Богема: Опыт сообщества | страница 38
Мамардашвили часто говорит о мысли в терминах напряжения сил, но это «усилие быть», а вовсе не работа. «Быть» — это не казаться, не изображать, но и не значит быть природой, самим естеством, что в мире мышления невозможно. Мысль для него начинается из некой точки тождества, которая описывается им как картезианское cogito, но интерпретируется особым образом, как точка вызова всему миру. (Характерно, кстати, что при этом он неоднократно вспоминает бальзаковского Ростиньяка, готовящегося покорить, «переиграть» Париж.) Почему для Мамардашвили «мыслить» и «быть» так сильно связаны именно с риторикой усилия, что иногда создается ощущение, что мысль — тяжелейшая работа? При этом он часто прибегает к аналогии мышления и любви, прямо заявляя о том, что мысль имеет под собой именно аффективное основание, причем эта аффективность не внутренняя, а та, которая приходит всегда от другого, извне, порождая ситуацию противостояния миру в свободе. Используя выражение Левинаса, в данном случае можно говорить о «трудной свободе». В чем же трудность? Скорее всего, именно в том, что выше было описано как «вторичная театрализация». Философ (в отличие от актера и ученого) вынужден всегда с собой носить подмостки, ту сцену, на которой должно быть разыграно «зрелище мысли». В случае «советского философа» Мамардашвили это не могли быть случайные приспособления, выбранные им самим (впрочем, вряд ли они когда — либо вообще бывают случайными), а именно те, которые были востребованы интеллигентским сообществом, и которые можно назвать «моральной формой». Эта «моральная форма» всегда скрыта от общества и не имеет отношения к общественной морали.
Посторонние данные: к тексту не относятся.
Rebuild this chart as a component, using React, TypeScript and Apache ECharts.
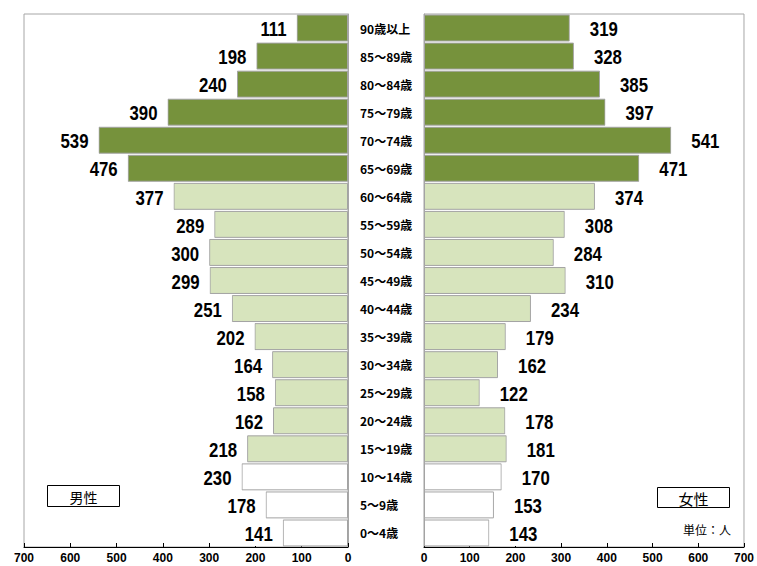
import React, { useEffect, useRef } from "react";
import * as echarts from "echarts";

// Age groups from youngest (bottom row) to oldest (top row)
const ageGroups = [
  "0～4歳", "5～9歳", "10～14歳", "15～19歳", "20～24歳", "25～29歳",
  "30～34歳", "35～39歳", "40～44歳", "45～49歳", "50～54歳", "55～59歳",
  "60～64歳", "65～69歳", "70～74歳", "75～79歳", "80～84歳", "85～89歳", "90歳以上",
];
const male = [141, 178, 230, 218, 162, 158, 164, 202, 251, 299, 300, 289, 377, 476, 539, 390, 240, 198, 111];
const female = [143, 153, 170, 181, 178, 122, 162, 179, 234, 310, 284, 308, 374, 471, 541, 397, 385, 328, 319];

const maleLabel = "男性";
const femaleLabel = "女性";
const unitLabel = "単位：人";

// colour per age band: under 15, 15–64, 65 and over
const YOUTH = "#ffffff";
const WORKING = "#d7e4bd";
const ELDERLY = "#76923c";
const bandColor = (i: number) => (i < 3 ? YOUTH : i < 13 ? WORKING : ELDERLY);

const NUM_FONT = '"Liberation Sans", Arial, sans-serif';
const JP_FONT = '"Noto Sans CJK JP", sans-serif';

// Value label drawn beside a bar end: white box plus horizontally condensed digits.
const makeLabelRenderer = (side: "left" | "right") => (_params: any, api: any) => {
  const v = api.value(0);
  const idx = api.value(1);
  const [x, y] = api.coord([v, idx]);
  const isLeft = side === "left";
  return {
    type: "group",
    x,
    y,
    children: [
      {
        type: "rect",
        shape: isLeft
          ? { x: -52, y: -13, width: 52, height: 26 }
          : { x: 0, y: -13, width: 54, height: 26 },
        style: { fill: "#fff" },
      },
      {
        type: "text",
        x: isLeft ? -10 : 20,
        y: 1,
        scaleX: 0.8,
        style: {
          text: String(v),
          fontFamily: NUM_FONT,
          fontWeight: "bold",
          fontSize: 21,
          fill: "#000",
          align: isLeft ? "right" : "left",
          verticalAlign: "middle",
        },
      },
    ],
  };
};

export default function App() {
  const ref = useRef<HTMLDivElement>(null);

  useEffect(() => {
    if (!ref.current) return;
    const chart = echarts.init(ref.current, undefined, { renderer: "svg" });

    const valueAxis = (gridIndex: number, inverse: boolean) => ({
      type: "value",
      gridIndex,
      inverse,
      min: 0,
      max: 700,
      interval: 100,
      axisLine: { show: true, lineStyle: { color: "#000", width: 1 } },
      axisTick: { show: true, inside: true, length: 4, lineStyle: { color: "#000" } },
      axisLabel: {
        margin: 5,
        color: "#000",
        fontFamily: NUM_FONT,
        fontWeight: "bold",
        fontSize: 12,
      },
      splitLine: { show: false },
    });

    const barItem = {
      color: (p: any) => bandColor(p.dataIndex),
      borderColor: "#a3a3a3",
      borderWidth: 1,
    };

    chart.setOption({
      animation: false,
      backgroundColor: "#fff",
      grid: [
        { left: 24, width: 324, top: 14, height: 533, show: true, borderColor: "#a6a6a6", borderWidth: 1, backgroundColor: "transparent" },
        { left: 424, width: 325, top: 14, height: 533, show: true, borderColor: "#a6a6a6", borderWidth: 1, backgroundColor: "transparent" },
      ],
      xAxis: [valueAxis(0, true), valueAxis(1, false)],
      yAxis: [
        {
          type: "category",
          gridIndex: 0,
          data: ageGroups,
          position: "right",
          axisLine: { show: true, lineStyle: { color: "#a6a6a6" } },
          axisTick: { show: false },
          axisLabel: {
            margin: 12,
            color: "#000",
            fontFamily: JP_FONT,
            fontWeight: "bold",
            fontSize: 12,
          },
        },
        {
          type: "category",
          gridIndex: 1,
          data: ageGroups,
          position: "left",
          axisLine: { show: true, lineStyle: { color: "#a6a6a6" } },
          axisTick: { show: false },
          axisLabel: { show: false },
        },
      ],
      series: [
        {
          name: maleLabel,
          type: "bar",
          xAxisIndex: 0,
          yAxisIndex: 0,
          data: male,
          barCategoryGap: "4%",
          itemStyle: barItem,
        },
        {
          name: femaleLabel,
          type: "bar",
          xAxisIndex: 1,
          yAxisIndex: 1,
          data: female,
          barCategoryGap: "4%",
          itemStyle: barItem,
        },
        {
          type: "custom",
          xAxisIndex: 0,
          yAxisIndex: 0,
          z: 5,
          data: male.map((v, i) => [v, i]),
          encode: { x: 0, y: 1 },
          renderItem: makeLabelRenderer("left"),
        },
        {
          type: "custom",
          xAxisIndex: 1,
          yAxisIndex: 1,
          z: 5,
          data: female.map((v, i) => [v, i]),
          encode: { x: 0, y: 1 },
          renderItem: makeLabelRenderer("right"),
        },
      ],
      graphic: [
        {
          type: "group",
          left: 47,
          top: 485,
          children: [
            { type: "rect", shape: { x: 0, y: 0, width: 72, height: 21 }, style: { fill: "#fff", stroke: "#000", lineWidth: 1 } },
            {
              type: "text",
              x: 36,
              y: 11,
              style: { text: maleLabel, fontFamily: JP_FONT, fontSize: 14, fill: "#000", align: "center", verticalAlign: "middle" },
            },
          ],
        },
        {
          type: "group",
          left: 657,
          top: 487,
          children: [
            { type: "rect", shape: { x: 0, y: 0, width: 72, height: 20 }, style: { fill: "#fff", stroke: "#000", lineWidth: 1 } },
            {
              type: "text",
              x: 36,
              y: 11,
              style: { text: femaleLabel, fontFamily: JP_FONT, fontSize: 15, fill: "#000", align: "center", verticalAlign: "middle" },
            },
          ],
        },
        {
          type: "text",
          left: 683,
          top: 523,
          style: { text: unitLabel, fontFamily: JP_FONT, fontSize: 12, fill: "#000" },
        },
      ],
    });

    return () => chart.dispose();
  }, []);

  return <div ref={ref} style={{ position: "fixed", left: 0, top: 0, width: 757, height: 566 }} />;
}
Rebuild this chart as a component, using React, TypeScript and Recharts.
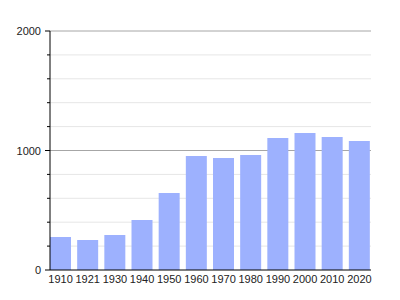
import { Bar, BarChart, CartesianGrid, XAxis, YAxis } from "recharts";

const years = ["1910", "1921", "1930", "1940", "1950", "1960", "1970", "1980", "1990", "2000", "2010", "2020"];
const population = [276, 251, 293, 418, 644, 954, 937, 962, 1105, 1146, 1113, 1079];
const yTicks = [0, 200, 400, 600, 800, 1000, 1200, 1400, 1600, 1800, 2000];
const majorTicks = [0, 1000, 2000];

const data = years.map((y, i) => ({ year: y, value: population[i] }));

function YTick(props: any) {
  const { x, y, payload } = props;
  const major = majorTicks.includes(payload.value);
  return (
    <g>
      <line x1={x - (major ? 5 : 3)} x2={x} y1={y} y2={y} stroke="#000" />
      {major && (
        <text x={x - 9} y={y} dy={4} textAnchor="end" fontSize={11} fill="#222">
          {payload.value}
        </text>
      )}
    </g>
  );
}

export default function App() {
  return (
    <div style={{ position: "absolute", left: 0, top: 0, width: 400, height: 300, background: "#fff", fontFamily: "'Liberation Sans', Arial, sans-serif" }}>
      <BarChart width={400} height={300} data={data} margin={{ top: 31, right: 29, bottom: 14, left: 0 }}>
        <CartesianGrid vertical={false} stroke="#e6e6e6" horizontalValues={yTicks.filter((t) => !majorTicks.includes(t))} />
        <CartesianGrid vertical={false} stroke="#a6a6a6" horizontalValues={[1000, 2000]} />
        <XAxis
          dataKey="year"
          padding={{ left: -3, right: -2 }}
          tickLine={false}
          tickSize={0}
          axisLine={{ stroke: "#000" }}
          tick={{ fontSize: 11, fill: "#222" }}
          tickMargin={5}
          interval={0}
          height={16}
        />
        <YAxis
          width={50}
          domain={[0, 2000]}
          ticks={yTicks}
          interval={0}
          tickSize={0}
          tickMargin={0}
          tickLine={false}
          axisLine={{ stroke: "#000" }}
          tick={<YTick />}
        />
        <Bar dataKey="value" fill="#9db1fe" barSize={21} isAnimationActive={false} />
      </BarChart>
    </div>
  );
}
Она аффективна. Она, прежде всего, опыт. Опыт свободы вне бытия, то есть — опыт сообщества.
Заключение
Кто говорит, когда я говорю «мы»?
Ж. — Л. Нанси
Во всех этих окольных и разнонаправленных движениях, мы должны были сохранить «богему» как ускользающую социальную и историческую единицу, которая сохраняется в качестве языкового и смыслового образования. Эффект «богемы» в настоящее время более значим, чем смысл слова «богема», чем конкретное существование какой — либо богемы или какого — либо его представителя.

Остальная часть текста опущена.